Spark0.9.0机器学习包MLlib-Optimization代码粗读

时间：2014-03-25 19:01:26 阅读：604 评论：0 收藏：0 [点我收藏+]

基于Spark的一个生态产品--MLlib，实现了经典的机器学算法，源码分8个文件夹，classification文件夹下面包含NB、LR、SVM的实现，clustering文件夹下面包含K均值的实现，linalg文件夹下面包含SVD的实现(稀疏矩阵的表示)，recommendation文件夹下面包含als，矩阵分解实现，regression文件夹下面实现了线性回归，L2的线性回归，L1的线性回归，Util文件夹下面包含了可以为各个算法生成toy-data的文件，另外还有一个DataValidators.scala文件，api文件夹下面是PythonMLLibAPI.scala 文件，最后一个也是本文将要讲的optimization--优化算法模块包含Gradient. scala，GradientDescent.scala，Optimizer.scala，Updater.scala4个文件，作为一个scala语言的新手，如文章标题写的一样，只是对四个文件源码进行了粗读，力求搞清楚MLlib的优化算法模块的代码架构是什么样的，实现了哪些算法以及采用了什么并行策略等，关于源码中用到的scala语言特性，等熟悉这门语言后，还需要反复阅读代码。走过、路过的朋友发现文中的错误，也烦请指正，谢谢，下面是阅读过程中的一些理解(注：由于源代码有非常多的注释，为节省空间，本文有选择性的删除了，详细注释请参考源码，另外貌似博客园没有scala语言的插入模板)。

Gradient.scala文件

第一部分，定义了Gradient 的抽象类

package org.apache.spark.mllib.optimization

import org.jblas.DoubleMatrix

/**

* Class used to compute the gradient for a loss function, given a single data point.

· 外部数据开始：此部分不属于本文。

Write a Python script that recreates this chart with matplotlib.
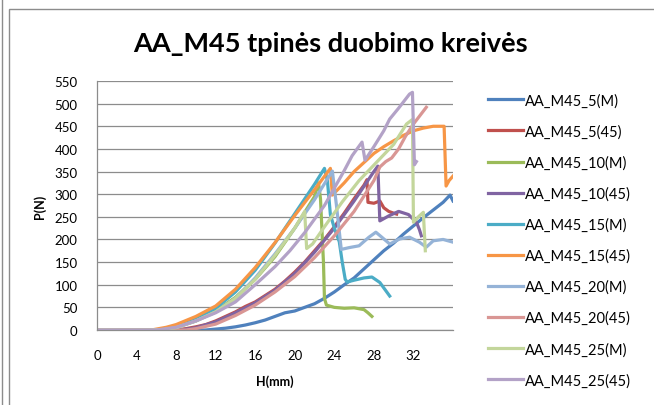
import matplotlib
matplotlib.use('Agg')
import matplotlib.pyplot as plt
from matplotlib.patches import Rectangle
from matplotlib.lines import Line2D

plt.rcParams['font.family'] = ['Lato', 'DejaVu Sans']

# Dados (H em mm, P em N)
nomes = ['AA_M45_5(M)', 'AA_M45_5(45)', 'AA_M45_10(M)', 'AA_M45_10(45)', 'AA_M45_15(M)',
         'AA_M45_15(45)', 'AA_M45_20(M)', 'AA_M45_20(45)', 'AA_M45_25(M)', 'AA_M45_25(45)']
cores = ['#4F81BD', '#C0504D', '#9BBB59', '#8064A2', '#4BACC6',
         '#F79646', '#95B3D7', '#D99694', '#C3D69B', '#B3A2C7']

h_5m = [0, 11, 12, 13, 14, 15, 16, 17, 18, 19, 20, 21, 22, 23, 24, 25, 26, 27, 28, 29, 30, 31, 32, 33, 34, 35, 35.7, 36]
p_5m = [0, 0, 2, 4, 7, 11, 16, 22, 30, 38, 42, 50, 58, 70, 84, 100, 115, 135, 155, 175, 192, 212, 230, 248, 265, 282, 298, 285]

h_5_45 = [0, 8, 9, 10, 11, 12, 13, 14, 15, 16, 17, 18, 19, 20, 21, 22, 23, 24, 25, 26, 27, 27.3, 27.4, 28, 28.6, 29, 29.5, 30, 30.3]
p_5_45 = [0, 0, 3, 7, 12, 20, 30, 40, 52, 62, 76, 90, 108, 128, 150, 175, 200, 228, 258, 290, 320, 332, 282, 280, 285, 270, 262, 258, 256]

h_10m = [0, 6.5, 8, 10, 12, 14, 16, 18, 20, 22, 22.4, 22.6, 22.9, 23.0, 23.2, 24, 25, 26, 27, 27.4, 27.8]
p_10m = [0, 0, 6, 20, 42, 72, 112, 162, 225, 295, 325, 290, 150, 70, 55, 50, 48, 49, 45, 38, 30]

h_10_45 = [0, 8.5, 10, 12, 14, 16, 18, 20, 22, 24, 26, 28, 28.4, 28.6, 29.5, 30.5, 31.5, 32.3, 32.6, 32.8]
p_10_45 = [0, 0, 5, 18, 38, 60, 88, 125, 172, 225, 285, 350, 362, 241, 252, 262, 255, 238, 222, 208]

h_15m = [0, 6, 8, 10, 12, 14, 16, 18, 20, 22, 23.0, 23.3, 23.6, 24.0, 24.5, 24.8, 25.1, 25.3, 26, 27, 27.8, 28.6, 29.6]
p_15m = [0, 0, 8, 25, 48, 84, 132, 192, 257, 322, 357, 330, 255, 225, 195, 150, 112, 106, 110, 115, 117, 105, 75]

h_15_45 = [0, 5.5, 7, 8, 10, 12, 14, 16, 18, 20, 22, 23.6, 23.8, 25, 26, 27, 28, 29, 30, 31, 32, 33, 34, 35.1, 35.3, 35.6, 36]
p_15_45 = [0, 0, 6, 12, 30, 53, 90, 138, 193, 253, 310, 357, 298, 325, 350, 370, 390, 405, 418, 430, 440, 446, 450, 450, 318, 330, 340]

h_20m = [0, 6.5, 8, 10, 12, 14, 16, 18, 20, 22, 23.8, 24.2, 24.7, 25.5, 26.5, 27.5, 28.2, 28.8, 29.6, 30.6, 31.6, 32.6, 33.3, 34, 35, 36]
p_20m = [0, 0, 5, 20, 40, 70, 115, 168, 225, 288, 351, 278, 178, 182, 186, 205, 216, 205, 190, 201, 205, 194, 183, 197, 200, 194]

h_20_45 = [0, 9, 10, 12, 14, 16, 18, 20, 22, 24, 26, 28, 28.6, 29.2, 29.8, 30.5, 31.2, 32, 32.6, 33.3]
p_20_45 = [0, 0, 3, 13, 32, 55, 84, 118, 160, 208, 262, 330, 360, 372, 380, 400, 428, 455, 472, 492]

h_25m = [0, 6.5, 8, 10, 12, 14, 16, 18, 20, 21, 21.2, 21.8, 23, 24.8, 26.5, 28.6, 30, 31.3, 31.9, 32.0, 32.5, 33.0, 33.2]
p_25m = [0, 0, 5, 20, 40, 70, 112, 165, 225, 262, 180, 190, 228, 283, 330, 378, 410, 455, 465, 238, 250, 260, 175]

h_25_45 = [0, 6, 8, 10, 12, 14, 16, 18, 19.5, 21, 23, 25, 25.8, 26.8, 27.1, 28, 29, 29.6, 30.5, 31.6, 31.9, 32.1, 32.3]
p_25_45 = [0, 0, 6, 20, 38, 62, 100, 140, 175, 215, 275, 352, 385, 415, 375, 405, 440, 466, 490, 521, 525, 365, 372]

series_h = [h_5m, h_5_45, h_10m, h_10_45, h_15m, h_15_45, h_20m, h_20_45, h_25m, h_25_45]
series_p = [p_5m, p_5_45, p_10m, p_10_45, p_15m, p_15_45, p_20m, p_20_45, p_25m, p_25_45]

fig = plt.figure(figsize=(6.54, 4.06), dpi=100)
ax = fig.add_axes([97/654, 1 - 331/406, 356/654, 249/406])

# moldura do grafico
fig.patches.append(Rectangle((9/654, -0.1), 1.2, 1 - 10/406 + 0.1, transform=fig.transFigure,
                             fill=False, edgecolor='#8c8c8c', linewidth=1.0))
fig.add_artist(Line2D([2/654, 2/654], [0, 1], transform=fig.transFigure, color='#8c8c8c', linewidth=1.0))

for h, p, c, n in zip(series_h, series_p, cores, nomes):
    ax.plot(h, p, color=c, linewidth=2.3, label=n, solid_joinstyle='round')

ax.set_xlim(0, 36)
ax.set_ylim(0, 550)
ax.set_xticks(range(0, 33, 4))
ax.set_yticks(range(0, 551, 50))
ax.tick_params(length=0, labelsize=9.5, colors='black')
ax.tick_params(axis='y', pad=14)
ax.tick_params(axis='x', pad=14)
ax.grid(True, axis='y', color='#8c8c8c', linewidth=0.9)
ax.set_axisbelow(True)
for s in ['top', 'right']:
    ax.spines[s].set_visible(False)
for s in ['left', 'bottom']:
    ax.spines[s].set_color('#8c8c8c')
    ax.spines[s].set_linewidth(0.9)

ax.set_xlabel('H(mm)', fontsize=9, fontweight='bold', labelpad=9)
ax.set_ylabel('P(N)', fontsize=9, fontweight='bold', labelpad=6)
fig.text(330/654, 1 - 44/406, 'AA_M45 tpinės duobimo kreivės', fontsize=19.5, fontweight='bold',
         ha='center', va='center')

ax.legend(loc='upper left', bbox_to_anchor=(385/356, 0.975), frameon=False, fontsize=10.5,
          handlelength=2.4, handletextpad=0.15, labelspacing=1.15, borderaxespad=0)

fig.savefig('out.png', dpi=100)
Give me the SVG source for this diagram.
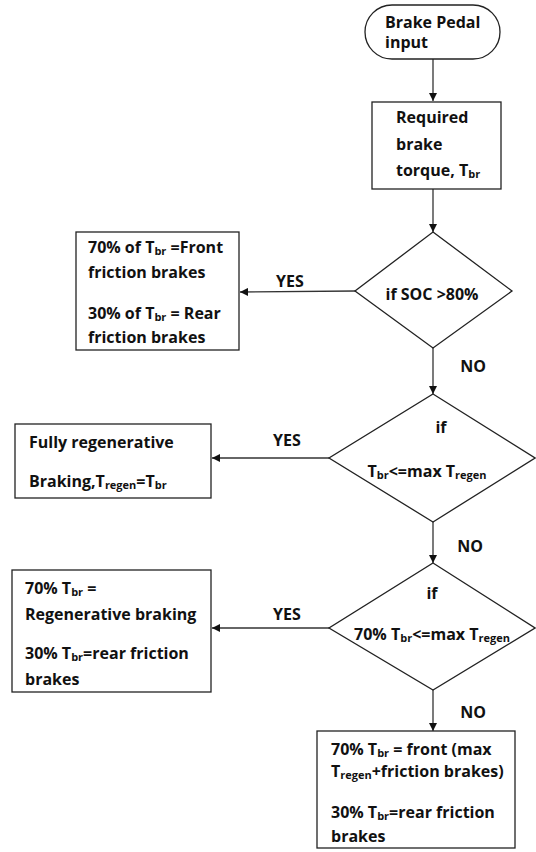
<svg xmlns="http://www.w3.org/2000/svg" width="536" height="852" viewBox="0 0 536 852">
<style>
.box{fill:#fff;stroke:#222;stroke-width:1.3}
.t{font-family:"Open Sans",Lato,sans-serif;font-weight:bold;font-size:16px;fill:#111}
.s{font-size:11px}
.ln{stroke:#333;stroke-width:1.3;fill:none}
</style>
<defs>
<marker id="ah" viewBox="0 0 10 10" refX="10" refY="5" markerWidth="8" markerHeight="8" markerUnits="userSpaceOnUse" orient="auto">
<path d="M0,0 L10,5 L0,10 Z" fill="#111"/>
</marker>
</defs>
<rect width="536" height="852" fill="#fff"/>
<g id="connectors">
<line class="ln" x1="433" y1="59" x2="433" y2="101" marker-end="url(#ah)"/>
<line class="ln" x1="433" y1="189" x2="433" y2="232" marker-end="url(#ah)"/>
<line class="ln" x1="355" y1="291" x2="240" y2="292" marker-end="url(#ah)"/>
<line class="ln" x1="433" y1="348" x2="433" y2="394" marker-end="url(#ah)"/>
<line class="ln" x1="329" y1="458" x2="212" y2="458" marker-end="url(#ah)"/>
<line class="ln" x1="433" y1="522" x2="433" y2="563" marker-end="url(#ah)"/>
<line class="ln" x1="329" y1="628" x2="212" y2="628" marker-end="url(#ah)"/>
<line class="ln" x1="433" y1="690" x2="433" y2="731" marker-end="url(#ah)"/>
<text class="t" x="290" y="287" text-anchor="middle">YES</text>
<text class="t" x="473" y="372" text-anchor="middle">NO</text>
<text class="t" x="287" y="446" text-anchor="middle">YES</text>
<text class="t" x="470" y="552" text-anchor="middle">NO</text>
<text class="t" x="287" y="620" text-anchor="middle">YES</text>
<text class="t" x="473" y="718" text-anchor="middle">NO</text>
</g>
<g id="start">
<rect class="box" x="365" y="5" width="135" height="54" rx="27" ry="27"/>
<text class="t" x="385" y="28">Brake Pedal</text>
<text class="t" x="385" y="48">input</text>
</g>
<g id="required">
<rect class="box" x="372" y="102" width="129" height="87"/>
<text class="t" x="396" y="123">Required</text>
<text class="t" x="396" y="150">brake</text>
<text class="t" x="396" y="176">torque, T<tspan class="s" dy="2">br</tspan></text>
</g>
<g id="soc">
<polygon class="box" points="433,232 512,291 433,348 355,291"/>
<text class="t" x="432" y="300" text-anchor="middle">if SOC &gt;80%</text>
</g>
<g id="friction">
<rect class="box" x="76" y="232" width="163" height="118"/>
<text class="t" x="88" y="253">70% of T<tspan class="s" dy="2">br</tspan><tspan dy="-2"> =Front</tspan></text>
<text class="t" x="88" y="278">friction brakes</text>
<text class="t" x="88" y="319">30% of T<tspan class="s" dy="2">br</tspan><tspan dy="-2"> = Rear</tspan></text>
<text class="t" x="88" y="343">friction brakes</text>
</g>
<g id="cond2">
<polygon class="box" points="433,394 535,458 433,522 329,458"/>
<text class="t" x="441" y="433" text-anchor="middle">if</text>
<text class="t" x="427" y="477" text-anchor="middle">T<tspan class="s" dy="2">br</tspan><tspan dy="-2">&lt;=max T</tspan><tspan class="s" dy="2">regen</tspan></text>
</g>
<g id="fullregen">
<rect class="box" x="15" y="424" width="196" height="74"/>
<text class="t" x="29" y="448">Fully regenerative</text>
<text class="t" x="29" y="487">Braking,T<tspan class="s" dy="2">regen</tspan><tspan dy="-2">=T</tspan><tspan class="s" dy="2">br</tspan></text>
</g>
<g id="cond3">
<polygon class="box" points="433,563 535,628 433,690 329,628"/>
<text class="t" x="432" y="599" text-anchor="middle">if</text>
<text class="t" x="432" y="640" text-anchor="middle">70% T<tspan class="s" dy="2">br</tspan><tspan dy="-2">&lt;=max T</tspan><tspan class="s" dy="2">regen</tspan></text>
</g>
<g id="partregen">
<rect class="box" x="12" y="570" width="199" height="122"/>
<text class="t" x="25" y="594">70% T<tspan class="s" dy="2">br</tspan><tspan dy="-2"> =</tspan></text>
<text class="t" x="25" y="620">Regenerative braking</text>
<text class="t" x="25" y="659">30% T<tspan class="s" dy="2">br</tspan><tspan dy="-2">=rear friction</tspan></text>
<text class="t" x="25" y="685">brakes</text>
</g>
<g id="front">
<rect class="box" x="317" y="731" width="198" height="117"/>
<text class="t" x="331" y="755">70% T<tspan class="s" dy="2">br</tspan><tspan dy="-2"> = front (max</tspan></text>
<text class="t" x="331" y="777">T<tspan class="s" dy="2">regen</tspan><tspan dy="-2">+friction brakes)</tspan></text>
<text class="t" x="331" y="818">30% T<tspan class="s" dy="2">br</tspan><tspan dy="-2">=rear friction</tspan></text>
<text class="t" x="331" y="842">brakes</text>
</g>
</svg>
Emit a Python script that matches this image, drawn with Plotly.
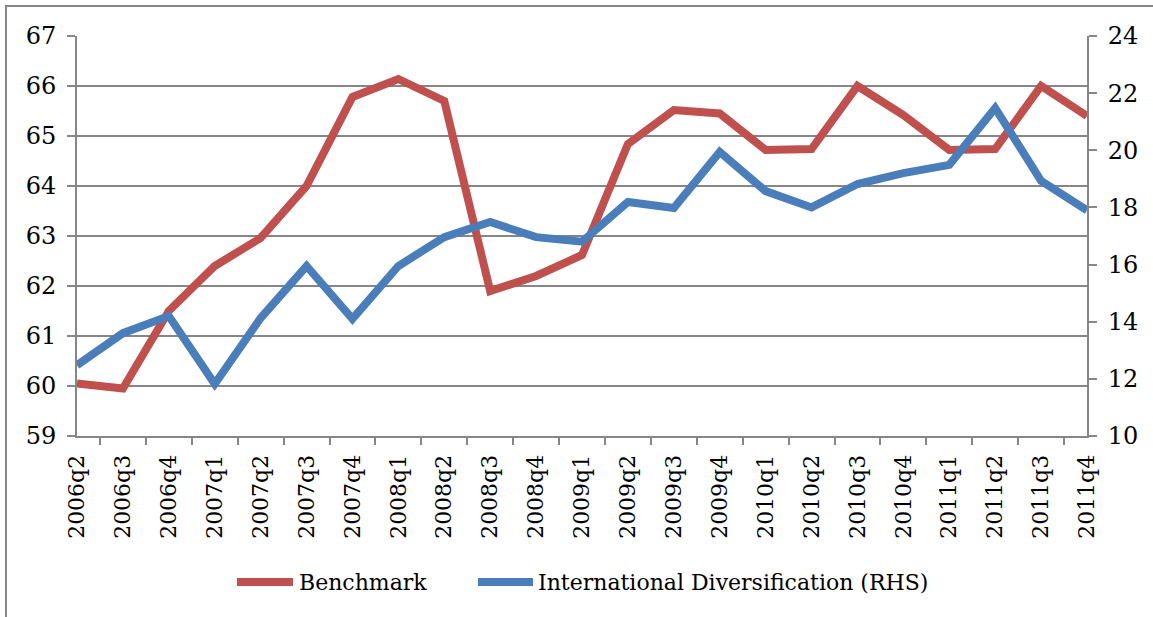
import plotly.graph_objects as go

quarters = ["2006q2", "2006q3", "2006q4", "2007q1", "2007q2", "2007q3", "2007q4",
            "2008q1", "2008q2", "2008q3", "2008q4", "2009q1", "2009q2", "2009q3",
            "2009q4", "2010q1", "2010q2", "2010q3", "2010q4", "2011q1", "2011q2",
            "2011q3", "2011q4"]
benchmark = [60.05, 59.95, 61.5, 62.4, 62.96, 64.0, 65.78, 66.14, 65.7, 61.9, 62.2,
             62.62, 64.84, 65.52, 65.45, 64.72, 64.74, 66.0, 65.42, 64.72, 64.74,
             66.0, 65.4]
intl_div = [12.48, 13.6, 14.2, 11.82, 14.13, 15.95, 14.1, 15.95, 16.96, 17.49, 16.96,
            16.8, 18.19, 17.98, 19.94, 18.57, 18.0, 18.82, 19.2, 19.49, 21.48, 18.93,
            17.9]
left_ticks = [59, 60, 61, 62, 63, 64, 65, 66, 67]
right_ticks = [10, 12, 14, 16, 18, 20, 22, 24]
series_names = ["Benchmark", "International Diversification (RHS)"]

RED = "#C0504D"
BLUE = "#4A7EBB"
GRAY = "#868686"
FONT = "DejaVu Serif"

# plot area in pixels
L, R, T, B = 77, 1087, 36, 436
W, H = R - L, B - T


def px(x):
    return (x - L) / W


def py(y):
    return (B - y) / H


fig = go.Figure()
fig.add_trace(go.Scatter(x=quarters, y=benchmark, name=series_names[0], mode="lines",
                         line=dict(color=RED, width=8), yaxis="y", showlegend=False))
fig.add_trace(go.Scatter(x=quarters, y=intl_div, name=series_names[1],
                         mode="lines", line=dict(color=BLUE, width=8), yaxis="y2",
                         showlegend=False))

shapes = [dict(type="rect", xref="paper", yref="paper",
               x0=px(6), x1=px(1170), y0=py(640), y1=py(6),
               line=dict(color=GRAY, width=2), layer="below")]
annotations = []
legend_items = [(RED, 237, 293, 297, series_names[0]),
                (BLUE, 478, 533, 536, series_names[1])]
for color, lx0, lx1, tx, name in legend_items:
    shapes.append(dict(type="line", xref="paper", yref="paper",
                       x0=px(lx0), x1=px(lx1), y0=py(582), y1=py(582),
                       line=dict(color=color, width=8)))
    annotations.append(dict(xref="paper", yref="paper", x=px(tx), y=py(582),
                            xanchor="left", yanchor="middle", showarrow=False,
                            text=name, font=dict(family=FONT, size=22, color="black")))

fig.update_layout(
    width=1153, height=617,
    margin=dict(l=L, r=1153 - R, t=T, b=617 - B, autoexpand=False),
    paper_bgcolor="white", plot_bgcolor="white",
    font=dict(family=FONT, size=22, color="black"),
    showlegend=False,
    xaxis=dict(type="category", tickangle=-90, showgrid=False, showline=True,
               linecolor=GRAY, linewidth=2, ticks="outside", ticklen=7, tickcolor=GRAY,
               tickwidth=2, tickson="boundaries", ticklabelstandoff=8, automargin=False,
               tickfont=dict(family=FONT, size=22)),
    yaxis=dict(range=[59, 67], tickvals=left_ticks, showgrid=True, gridcolor=GRAY,
               gridwidth=2, showline=True, linecolor=GRAY, linewidth=2, ticks="outside",
               ticklen=8, tickcolor=GRAY, tickwidth=2, zeroline=False, automargin=False,
               ticklabelstandoff=6, tickfont=dict(family=FONT, size=24)),
    yaxis2=dict(range=[10, 24], tickvals=right_ticks, overlaying="y", side="right",
                showgrid=False, showline=True, linecolor=GRAY, linewidth=2,
                ticks="outside", ticklen=8, tickcolor=GRAY, tickwidth=2, zeroline=False,
                automargin=False, ticklabelstandoff=6,
                tickfont=dict(family=FONT, size=24)),
    shapes=shapes,
    annotations=annotations,
)

fig.write_html("out.html", config={"displayModeBar": False},
               post_script="document.body.style.margin='0';")
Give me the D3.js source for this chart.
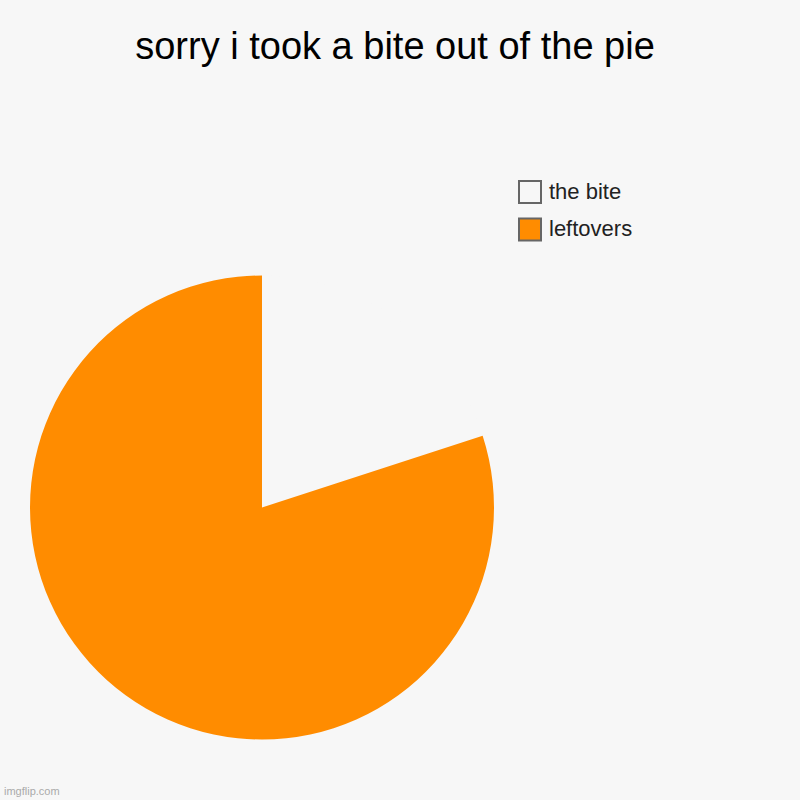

abstract class Gradient extends Serializable {

/**

* Compute the gradient and loss given the features of a single data point.

* @param data - Feature values for one data point. Column matrix of size dx1

* where d is the number of features.

* @param label - Label for this data item.

* @param weights - Column matrix containing weights for every feature.

* @return A tuple of 2 elements. The first element is a column matrix containing the computed

* gradient and the second element is the loss computed at this data point.

def compute(data: DoubleMatrix, label: Double, weights: DoubleMatrix):

(DoubleMatrix, Double)

}

可以从上面的注释上看出compute的参数data是一个样本的特征(d*1维度)，label就是一个double型变量，该数据点(a single data point)的标签，weights就是特征变量的回归系数也是d*1维度，该函数返回2个东西，第1个是该样本点下计算的梯度，第2个该样本点下的损失loss

第二部分，Gradient 对三种不同损失函数(Log-Loss， LeastSquares -Loss，Hinge-Loss)的派生类

针对log-loss损失函数，重写抽象类的compute函数

/**

* Compute gradient and loss for a logistic loss function, as used in binary classification.

* See also the documentation for the precise formulation.

class LogisticGradient extends Gradient {

override def compute(data: DoubleMatrix, label: Double, weights: DoubleMatrix):

(DoubleMatrix, Double) = {

val margin: Double = -1.0 * data.dot(weights)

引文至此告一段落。